What is the limit of this sequence defined below?

Question

Suppose that in a nxn grid, we choose a lattice point and took the sum of the distances from that point to every other lattice point in the grid (including the edge points) and then divide the sum by n^2. We then do the same thing so that the "center" is at another point and do this for all points in the grid and take the average. Let a_n be defined as the average for the nxn grid multiplied by 2/n. I ran a python script and from the first 75 terms in this sequence, it looks like it's converging to 1.043 or it's just diverging very slowly. Does the sequence converge and is there a way to find an explicit formula for a_n?
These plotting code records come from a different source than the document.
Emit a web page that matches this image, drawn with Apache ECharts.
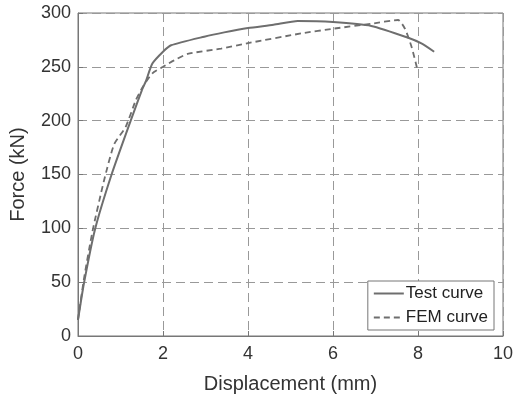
<!DOCTYPE html>
<html>
<head>
<meta charset="utf-8">
<script src="https://cdn.jsdelivr.net/npm/echarts@6/dist/echarts.min.js"></script>
<style>
  html, body { margin: 0; padding: 0; background: #fff; }
  #chart { width: 520px; height: 399px; }
</style>
</head>
<body>
<div id="chart"></div>
<script>
// values
const testX = [0, 0.14, 0.4, 0.79, 1.24, 1.5, 1.6, 1.75, 2.0, 2.19, 2.97, 3.44, 4.0, 4.6, 5.17, 6.0, 6.9, 7.77, 8.08, 8.38];
const testY = [15, 49, 99, 150, 200, 228, 237, 253, 264, 270, 278, 282, 286, 289, 292.5, 291.6, 288, 277, 271.7, 264];
const femX = [0, 0.14, 0.34, 0.61, 0.85, 1.12, 1.36, 1.52, 1.75, 2.0, 2.26, 2.58, 3.37, 4.0, 5.25, 6.04, 6.9, 7.53, 7.69, 7.85, 7.99];
const femY = [15, 53, 97, 144, 178, 194, 219, 231, 244, 250, 256, 262, 267, 272, 281, 285.6, 290, 293.5, 285.6, 268.5, 246.7];
const seriesNames = ["Test curve", "FEM curve"];

const zip = (xs, ys) => xs.map((x, i) => [x, ys[i]]);

const axisColor = "#777";
const textColor = "#333";
const font = "Liberation Sans";

const chart = echarts.init(document.getElementById("chart"), null, { renderer: "canvas" });
chart.setOption({
  animation: false,
  backgroundColor: "#fff",
  textStyle: { fontFamily: font },
  grid: { left: 77, right: 17, top: 13, bottom: 63, show: true, borderColor: axisColor, borderWidth: 1 },
  legend: {
    data: seriesNames,
    orient: "vertical",
    right: 26,
    bottom: 69,
    backgroundColor: "#fff",
    borderColor: axisColor,
    borderWidth: 1,
    borderRadius: 0,
    padding: [4, 6, 4, 5],
    itemWidth: 30,
    itemHeight: 14,
    itemGap: 7,
    itemStyle: { opacity: 0 },
    textStyle: { fontFamily: font, fontSize: 17, color: "#222", padding: [0, 0, 0, -3] },
  },
  xAxis: {
    type: "value",
    min: 0,
    max: 10,
    interval: 2,
    name: "Displacement (mm)",
    nameLocation: "middle",
    nameGap: 38,
    nameTextStyle: { fontSize: 20, color: textColor, fontFamily: font },
    axisLine: { onZero: false, lineStyle: { color: axisColor } },
    axisTick: { inside: true, length: 5, lineStyle: { color: axisColor } },
    axisLabel: { fontSize: 18, color: textColor, margin: 9, fontFamily: font },
    splitLine: { show: true, lineStyle: { color: "#999", type: [9, 5], width: 1 } },
  },
  yAxis: {
    type: "value",
    min: 0,
    max: 300,
    interval: 50,
    name: "Force (kN)",
    nameLocation: "middle",
    nameGap: 50,
    nameTextStyle: { fontSize: 20, color: textColor, fontFamily: font },
    axisLine: { onZero: false, lineStyle: { color: axisColor } },
    axisTick: { inside: true, length: 5, lineStyle: { color: axisColor } },
    axisLabel: { fontSize: 18, color: textColor, margin: 7, fontFamily: font },
    splitLine: { show: true, lineStyle: { color: "#999", type: [9, 5], width: 1 } },
  },
  series: [
    {
      name: seriesNames[0],
      type: "line",
      data: zip(testX, testY),
      symbol: "none",
      smooth: 0.2,
      lineStyle: { color: "#6e6e6e", width: 2 },
      itemStyle: { color: "#6e6e6e" },
    },
    {
      name: seriesNames[1],
      type: "line",
      data: zip(femX, femY),
      symbol: "none",
      smooth: 0.2,
      lineStyle: { color: "#6e6e6e", width: 1.8, type: [6, 4] },
      itemStyle: { color: "#6e6e6e" },
    },
  ],
});
</script>
</body>
</html>
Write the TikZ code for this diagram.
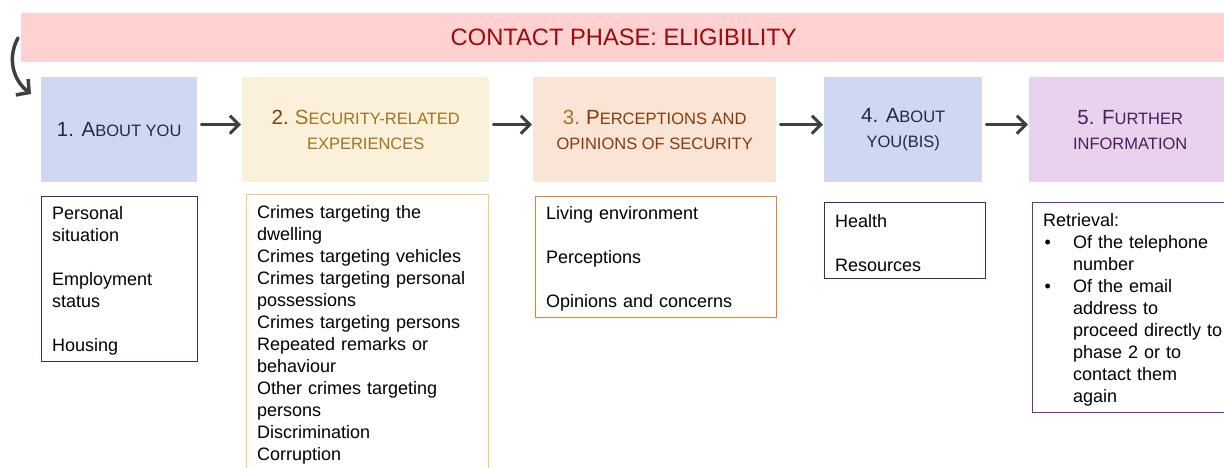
\documentclass[tikz,border=0pt]{standalone}
\usepackage{fontspec}
\setmainfont{Liberation Sans}
\usetikzlibrary{arrows.meta}

\definecolor{titlefill}{HTML}{FFD1D1}
\definecolor{titletext}{HTML}{990A0A}
\definecolor{bluefill}{HTML}{CFD8F0}
\definecolor{navytext}{HTML}{1F2A4A}
\definecolor{navyline}{HTML}{203864}
\definecolor{sandfill}{HTML}{FBF0DA}
\definecolor{goldtext}{HTML}{9E7520}
\definecolor{goldline}{HTML}{F7CB70}
\definecolor{peachfill}{HTML}{FAE4D5}
\definecolor{browntext}{HTML}{843C0C}
\definecolor{orangeline}{HTML}{ED7D31}
\definecolor{lilacfill}{HTML}{E8D2EE}
\definecolor{plumtext}{HTML}{4B1E5A}
\definecolor{purpleline}{HTML}{7030A0}
\definecolor{arrowgray}{HTML}{404040}

% large initial letters of the small-caps headings
\newcommand\capL[1]{{\fontsize{20.5}{25}\selectfont #1}}

\tikzset{
  header/.style={anchor=north west, inner sep=0pt, align=center,
    minimum height=105pt, font=\fontsize{16.5}{25}\selectfont},
  listbox/.style={anchor=north west, draw, line width=1.3pt,
    inner xsep=10.5pt, inner ysep=0pt, align=left,
    font=\fontsize{18}{22}\selectfont,
    execute at begin node={\rule{0pt}{17pt}}},
  flow/.style={draw=arrowgray, line width=3pt,
    -{Straight Barb[length=9pt,width=18pt]}, line cap=round,
    shorten <=4pt, shorten >=1pt}
}

\begin{document}
\begin{tikzpicture}[x=1pt, y=-1pt]
\clip (0,0) rectangle (1224,467);
\fill[white] (0,0) rectangle (1224,467);

% title bar
\node[anchor=north west, fill=titlefill, minimum width=1205pt,
  minimum height=49pt, inner sep=0pt, text=titletext,
  font=\fontsize{23.7}{28}\selectfont] (title) at (21,13)
  {CONTACT PHASE: ELIGIBILITY};

% entry arrow
\coordinate (cs) at (18,38);
\coordinate (ce) at (31,94);
\draw[draw=arrowgray, line width=3.5pt, line cap=round,
  -{Straight Barb[length=9pt,width=20pt]}]
  (cs) .. controls (7,58) and (13,80) .. (ce);

% section headings
\node[header, fill=bluefill, minimum width=156pt, text=navytext] (h1) at (41,77)
  {\capL{1. A}BOUT YOU};
\node[header, fill=sandfill, minimum width=247pt, text=goldtext] (h2) at (242,77)
  {{\color{browntext}\capL{2.}} \capL{S}ECURITY-RELATED\\EXPERIENCES};
\node[header, fill=peachfill, minimum width=243pt, text=browntext] (h3) at (533,77)
  {{\color{goldtext}\capL{3.}} \capL{P}ERCEPTIONS AND\\OPINIONS OF SECURITY};
\node[header, fill=bluefill, minimum width=158pt, text=navytext] (h4) at (824,77)
  {\capL{4. A}BOUT\\YOU(BIS)};
\node[header, fill=lilacfill, minimum width=202pt, text=plumtext] (h5) at (1029,77)
  {\capL{5. F}URTHER\\INFORMATION};

% arrows between headings
\draw[flow] ([yshift=5pt]h1.east) -- ([yshift=5pt]h2.west);
\draw[flow] ([yshift=5pt]h2.east) -- ([yshift=5pt]h3.west);
\draw[flow] ([yshift=5pt]h3.east) -- ([yshift=5pt]h4.west);
\draw[flow] ([yshift=5pt]h4.east) -- ([yshift=5pt]h5.west);

% topic lists
\node[listbox, draw=navyline, text width=135pt, minimum height=165pt] (l1) at (41,196)
  {Personal\\situation\\[22pt]Employment\\status\\[22pt]Housing};
\node[listbox, draw=goldline, text width=221pt, minimum height=277pt] (l2) at (246,194)
  {Crimes targeting the\\dwelling\\Crimes targeting vehicles\\Crimes targeting personal\\possessions\\Crimes targeting persons\\Repeated remarks or\\behaviour\\Other crimes targeting\\persons\\Discrimination\\Corruption};
\node[listbox, draw=orangeline, text width=220pt, minimum height=121pt] (l3) at (535,196)
  {Living environment\\[22pt]Perceptions\\[22pt]Opinions and concerns};
\node[listbox, draw=navyline, text width=140pt, minimum height=76pt] (l4) at (824,202)
  {Health\\[22pt]Resources};
\node[listbox, draw=purpleline, text width=185pt, minimum height=210pt] (l5) at (1032,202)
  {Retrieval:\\
   \makebox[30pt][l]{\hspace{1.5pt}•}Of the telephone\\
   \hspace*{30pt}number\\
   \makebox[30pt][l]{\hspace{1.5pt}•}Of the email\\
   \hspace*{30pt}address to\\
   \hspace*{30pt}proceed directly to\\
   \hspace*{30pt}phase 2 or to\\
   \hspace*{30pt}contact them\\
   \hspace*{30pt}again};
\end{tikzpicture}
\end{document}
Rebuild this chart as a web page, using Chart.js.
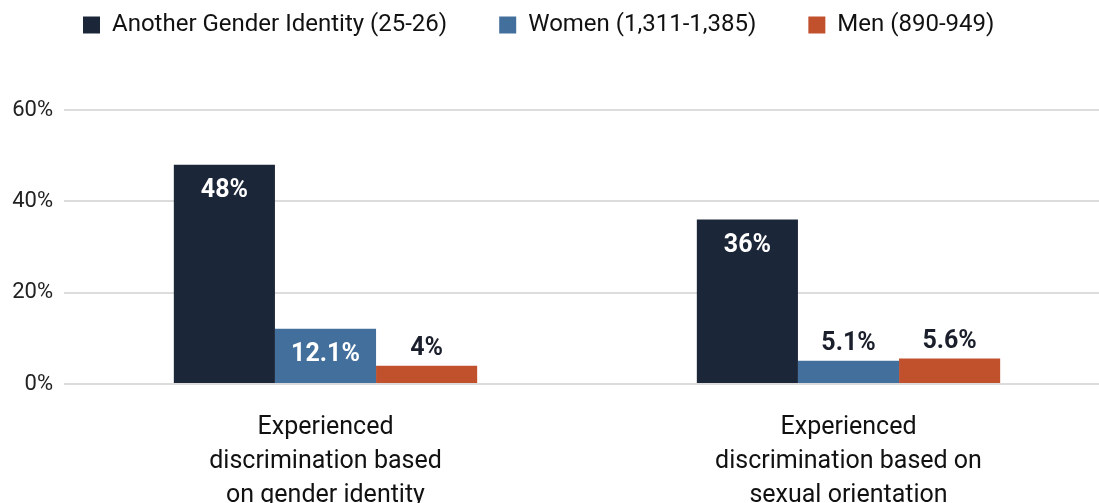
<!DOCTYPE html>
<html>
<head>
<meta charset="utf-8">
<script src="https://cdn.jsdelivr.net/npm/chart.js@4.4.1/dist/chart.umd.min.js"></script>
<style>
  html, body { margin: 0; padding: 0; background: #fff; overflow: hidden; }
  #wrap { width: 1114px; height: 532px; }
</style>
</head>
<body>
<div id="wrap"><canvas id="discChart"></canvas></div>
<script>
const categories = [
  ['Experienced', 'discrimination based', 'on gender identity'],
  ['Experienced', 'discrimination based on', 'sexual orientation']
];
const seriesNames = ['Another Gender Identity (25-26)', 'Women (1,311-1,385)', 'Men (890-949)'];
const anotherValues = [48, 36];
const womenValues = [12.1, 5.1];
const menValues = [4, 5.6];
const yTicks = [0, 20, 40, 60];

const FONT = 'Roboto, "DejaVu Sans", sans-serif';
const colors = ['#1c2639', '#426f9c', '#c1502d'];

// value labels: big bars get white text inside, small ones dark text on top
const valueLabels = {
  id: 'valueLabels',
  afterDatasetsDraw(chart) {
    const ctx = chart.ctx;
    ctx.save();
    ctx.font = 'bold 25px ' + FONT;
    ctx.textAlign = 'center';
    ctx.textBaseline = 'middle';
    chart.data.datasets.forEach((ds, i) => {
      chart.getDatasetMeta(i).data.forEach((bar, j) => {
        const v = ds.data[j];
        const txt = v + '%';
        if (v > 10) {
          ctx.fillStyle = '#ffffff';
          ctx.fillText(txt, bar.x, bar.y + 26);
        } else {
          ctx.fillStyle = '#1a1f2b';
          ctx.fillText(txt, bar.x, bar.y - 17);
        }
      });
    });
    ctx.restore();
  }
};

// legend box takes the space above the plot; items are nudged up/right after layout
const legendGap = {
  id: 'legendGap',
  beforeInit(chart) {
    const origFit = chart.legend.fit;
    chart.legend.fit = function () {
      origFit.bind(chart.legend)();
      this.height = 110;
    };
  },
  afterLayout(chart) {
    const lg = chart.legend;
    lg.top = -39;
    lg.left += 31;
    lg.right += 31;
  }
};

const ctx = document.getElementById('discChart').getContext('2d');
const discChart = new Chart(ctx, {
  type: 'bar',
  data: {
    labels: categories,
    datasets: [
      { label: seriesNames[0], data: anotherValues, backgroundColor: colors[0] },
      { label: seriesNames[1], data: womenValues, backgroundColor: colors[1] },
      { label: seriesNames[2], data: menValues, backgroundColor: colors[2] }
    ]
  },
  options: {
    responsive: true,
    maintainAspectRatio: false,
    animation: false,
    layout: { padding: { top: 0, left: 0, right: 4, bottom: 0 } },
    datasets: {
      bar: { categoryPercentage: 0.58, barPercentage: 1.0 }
    },
    plugins: {
      legend: {
        position: 'top',
        align: 'start',
        labels: {
          boxWidth: 17,
          boxHeight: 17,
          padding: 52,
          color: '#111',
          font: { family: FONT, size: 24 }
        }
      },
      title: { display: false },
      tooltip: { enabled: false }
    },
    scales: {
      x: {
        grid: { display: false },
        border: { display: false },
        ticks: {
          color: '#111',
          padding: 19,
          font: { family: FONT, size: 25, lineHeight: 1.36 }
        }
      },
      y: {
        min: 0,
        max: 60,
        afterFit(scale) { scale.width = 64; },
        afterBuildTicks(scale) { scale.ticks = yTicks.map(v => ({ value: v })); },
        grid: { color: '#dcdcdc', lineWidth: 2, drawTicks: false },
        border: { display: false },
        ticks: {
          color: '#222',
          padding: 11,
          font: { family: FONT, size: 22 },
          callback: v => v + '%'
        }
      }
    }
  },
  plugins: [valueLabels, legendGap]
});
</script>
</body>
</html>
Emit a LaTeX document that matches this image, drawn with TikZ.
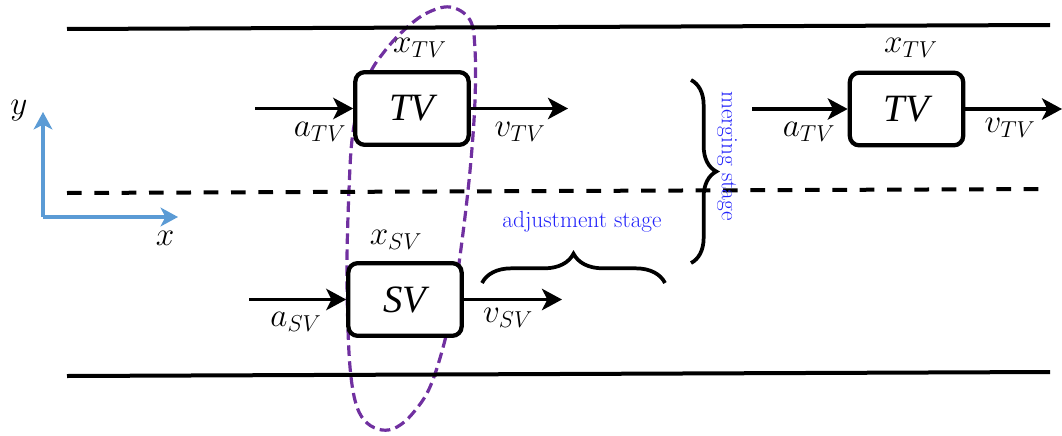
\documentclass[tikz,border=0pt]{standalone}
\usepackage{fontspec}
\newfontfamily\boxfont{Liberation Serif}
\usetikzlibrary{arrows.meta,decorations.pathreplacing}
\definecolor{axisblue}{RGB}{91,155,213}
\definecolor{ellpurple}{RGB}{112,48,160}
\definecolor{stageblue}{RGB}{35,35,250}
\begin{document}
\begin{tikzpicture}[x=0.75pt,y=-0.75pt,
  road/.style={line width=3pt},
  lane/.style={line width=3pt,dash pattern=on 11pt off 9.5pt},
  veh/.style={draw,fill=white,line width=3.2pt,rounded corners=7pt,minimum width=85pt,minimum height=54.5pt,inner sep=0pt,font=\boxfont\itshape\fontsize{29}{31}\selectfont},
  flow/.style={line width=2.7pt,-{Stealth[length=15pt,width=16pt,inset=4pt]}},
  lab/.style={font=\fontsize{26}{30}\selectfont,inner sep=0pt},
  axis/.style={axisblue,line width=2.4pt,-{Stealth[length=13pt,width=14pt,inset=3.5pt]}},
  bracestyle/.style={line width=2.8pt,decorate},
  stagetext/.style={stageblue,font=\fontsize{17.5}{20}\selectfont,inner sep=0pt},
  zone/.style={ellpurple,line width=2.4pt,dash pattern=on 8pt off 4pt}
]
\useasboundingbox (0,0) rectangle (1062,435);
% zone (behind the vehicles)
\draw[zone] plot[smooth cycle,tension=0.6] coordinates {
 (450,7) (470,20) (475,50) (475,100) (471,160) (464,225) (455,290) (445,340)
 (430,387) (413,413) (397,427) (382,430) (367,423) (357,407) (351,377) (348,330)
 (347,260) (349,190) (352,140) (359,103) (370,73) (384,52) (402,32) (425,14)};
% road
\coordinate (r1a) at (67,29); \coordinate (r1b) at (1050,25);
\coordinate (r2a) at (67,193); \coordinate (r2b) at (1050,189);
\coordinate (r3a) at (67,376); \coordinate (r3b) at (1050,372);
\draw[road] (r1a) -- (r1b);
\draw[lane] (r2a) -- (r2b);
\draw[road] (r3a) -- (r3b);
% vehicles
\node[veh] (tv1) at (412,108.5) {TV};
\node[veh] (tv2) at (906.5,109) {TV};
\node[veh] (sv) at (405,299.5) {SV};
% flows
\coordinate (tv1in) at (255,108.5); \coordinate (tv1out) at (568,108.5);
\coordinate (tv2in) at (752,109); \coordinate (tv2out) at (1062,109);
\coordinate (svin) at (249,299.5); \coordinate (svout) at (562,299.5);
\draw[flow] (tv1in) -- (tv1.west);
\draw[flow] (tv1.east) -- (tv1out);
\draw[flow] (tv2in) -- (tv2.west);
\draw[flow] (tv2.east) -- (tv2out);
\draw[flow] (svin) -- (sv.west);
\draw[flow] (sv.east) -- (svout);
% labels
\node[lab] (atv1) at (320,132) {$a_{TV}$};
\node[lab] (vtv1) at (520,132) {$v_{TV}$};
\node[lab] (xtv1) at (420,48) {$x_{TV}$};
\node[lab] (atv2) at (809,132) {$a_{TV}$};
\node[lab] (vtv2) at (1010,128) {$v_{TV}$};
\node[lab] (xtv2) at (911,48) {$x_{TV}$};
\node[lab] (asv) at (296,322) {$a_{SV}$};
\node[lab] (vsv) at (508,318) {$v_{SV}$};
\node[lab] (xsv) at (396,240) {$x_{SV}$};
% axes
\coordinate (o) at (43,217); \coordinate (ytip) at (43,112); \coordinate (xtip) at (178,217);
\draw[axis] (o) -- (ytip);
\draw[axis] (o) -- (xtip);
\node[lab] (ylab) at (19,111) {$y$};
\node[lab] (xlab) at (165,238) {$x$};
% braces
\coordinate (b1a) at (482,283); \coordinate (b1b) at (665,283);
\draw[bracestyle,decoration={brace,amplitude=22pt}] (b1a) -- (b1b);
\node[stagetext] (adj) at (582,222) {adjustment stage};
\coordinate (b2a) at (691,80); \coordinate (b2b) at (691,263);
\draw[bracestyle,decoration={brace,amplitude=19pt}] (b2a) -- (b2b);
\node[stagetext,rotate=-90] (merge) at (727,156) {merging stage};
\end{tikzpicture}
\end{document}
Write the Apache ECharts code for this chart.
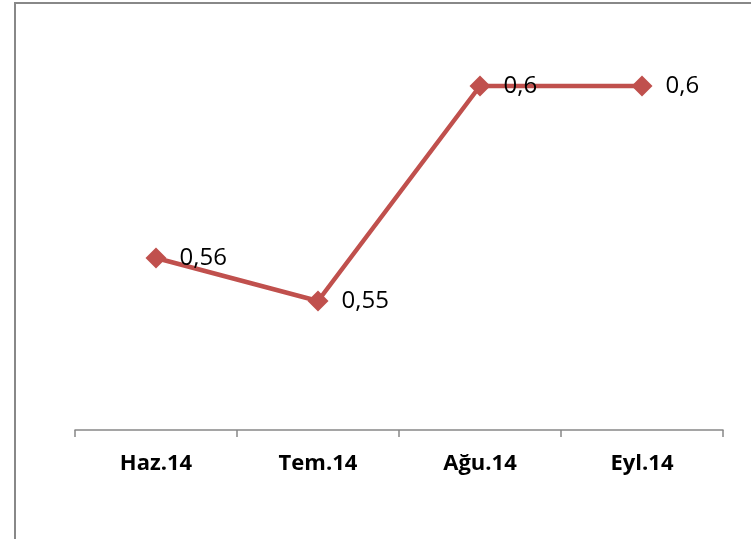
<!DOCTYPE html>
<html>
<head>
<meta charset="utf-8">
<style>
  html, body { margin: 0; padding: 0; background: #fff; }
  #main { width: 751px; height: 539px; }
</style>
<script src="https://cdn.jsdelivr.net/npm/echarts@6/dist/echarts.min.js"></script>
</head>
<body>
<div id="main"></div>
<script>
const months = ['Haz.14', 'Tem.14', 'Ağu.14', 'Eyl.14']
const values = [0.56, 0.55, 0.6, 0.6]

const chart = echarts.init(document.getElementById('main'))
const option = {
  animation: false,
  textStyle: { fontFamily: 'Open Sans' },
  graphic: [
    {
      type: 'rect',
      shape: { x: 15, y: 3, width: 900, height: 700 },
      style: { fill: 'none', stroke: '#888', lineWidth: 2 }
    }
  ],
  grid: {
    left: 75,
    right: 28,
    top: 43,
    bottom: 109
  },
  xAxis: {
    type: 'category',
    data: months,
    axisLine: { lineStyle: { color: '#888', width: 1.5 } },
    axisTick: { show: true, length: 7, lineStyle: { color: '#888', width: 1.5 } },
    axisLabel: {
      margin: 23,
      color: '#000',
      fontSize: 22,
      fontWeight: 'bold',
      fontFamily: 'Open Sans'
    }
  },
  yAxis: {
    type: 'value',
    min: 0.52,
    max: 0.61,
    show: false
  },
  series: [
    {
      type: 'line',
      data: values,
      symbol: 'diamond',
      symbolSize: 21,
      lineStyle: { color: '#C0504D', width: 4.5 },
      itemStyle: { color: '#C0504D' },
      label: {
        show: true,
        position: 'right',
        distance: 13,
        color: '#000',
        fontSize: 24,
        fontFamily: 'Open Sans',
        formatter: p => String(p.value).replace('.', ',')
      }
    }
  ]
}
chart.setOption(option)
</script>
</body>
</html>
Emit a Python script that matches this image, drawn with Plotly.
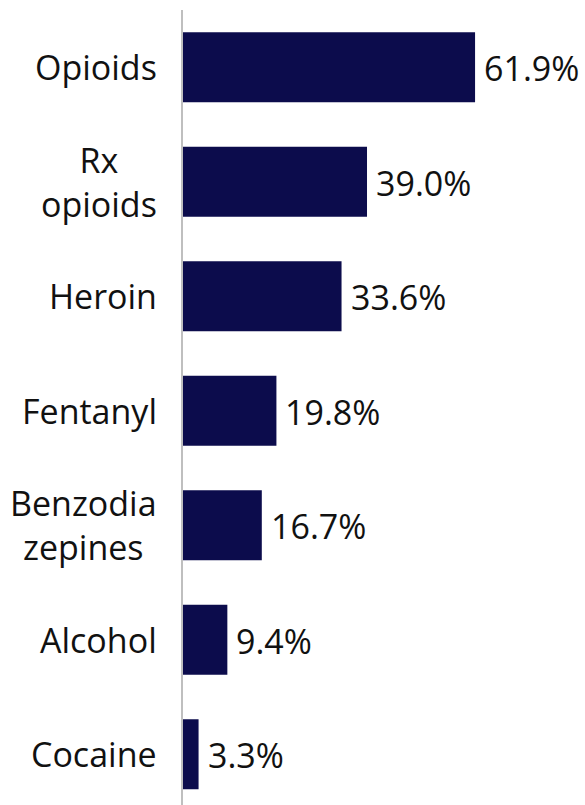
import plotly.graph_objects as go

categories = ["Opioids", "Rx<br>opioids", "Heroin", "Fentanyl", "Benzodia<br>zepines", "Alcohol", "Cocaine"]
values = [61.9, 39.0, 33.6, 19.8, 16.7, 9.4, 3.3]
value_labels = ["61.9%", "39.0%", "33.6%", "19.8%", "16.7%", "9.4%", "3.3%"]

FONT = "Open Sans"
SIZE = 34
pos = list(range(len(categories)))

fig = go.Figure(go.Bar(
    x=values, y=pos, orientation="h",
    marker=dict(color="#0c0c4c", line=dict(width=0)),
    hoverinfo="skip",
))

annotations = []
for i, (cat, v, lab) in enumerate(zip(categories, values, value_labels)):
    annotations.append(dict(
        xref="paper", x=0, yref="y", y=i, text=cat, showarrow=False,
        xanchor="right", yanchor="middle", align="center", xshift=-24,
        font=dict(family=FONT, size=SIZE, color="#111111"),
    ))
    annotations.append(dict(
        xref="x", x=v, yref="y", y=i, text=lab, showarrow=False,
        xanchor="left", yanchor="middle", xshift=7, yshift=-1,
        font=dict(family=FONT, size=SIZE, color="#111111"),
    ))

fig.update_layout(
    width=585, height=805, margin=dict(l=183, r=0, t=10, b=0),
    paper_bgcolor="white", plot_bgcolor="white", showlegend=False,
    bargap=0.39, annotations=annotations,
    font=dict(family=FONT, size=SIZE, color="#111111"),
)
fig.update_xaxes(range=[0, 85.2], visible=False)
fig.update_yaxes(
    range=[6.443, -0.5], tickvals=pos, showticklabels=False,
    showline=True, linecolor="#bfbfbf", linewidth=2,
    showgrid=False, zeroline=False, ticks="",
)
fig.write_html("out.html")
def center_Distance(n,m, x, y):
total = 0
for i in range(n):
    for j in range(m):
        total += ((x-i)**2 + (y-j)**2)**0.5
return total/(n*m)
li = []
mi = []
M = 75
for i in range(1, M):
#li will contain the sum of the distances for each center
li = []
    for k in range(i):
        for m in range(i):
            li.append(center_Distance(i, i, k, m))
# find average of li and multiply by 2/i
total = 2*sum(li)/(len(li)*i)
print(total)

Answer 1

This is not really an answer (especially since it doesn't contain any work of my own), but too long and unwieldy for a comment: This is essentially the average distance of two points in an $n\times n$-grid. Why it's multiplied by $2/n$ in the end, I can't say, multiplying by $1/n$ (giving a value of about $0.521$ in the limit) would reduce it to the average distance of two points in a unit square with a discrete uniform distribution. As $n\to\infty$, we can expect it to converge to the average distance of two points independently uniformly distributed in the unit square, and that is known: Average distance between two randomly chosen points in unit square (without calculus)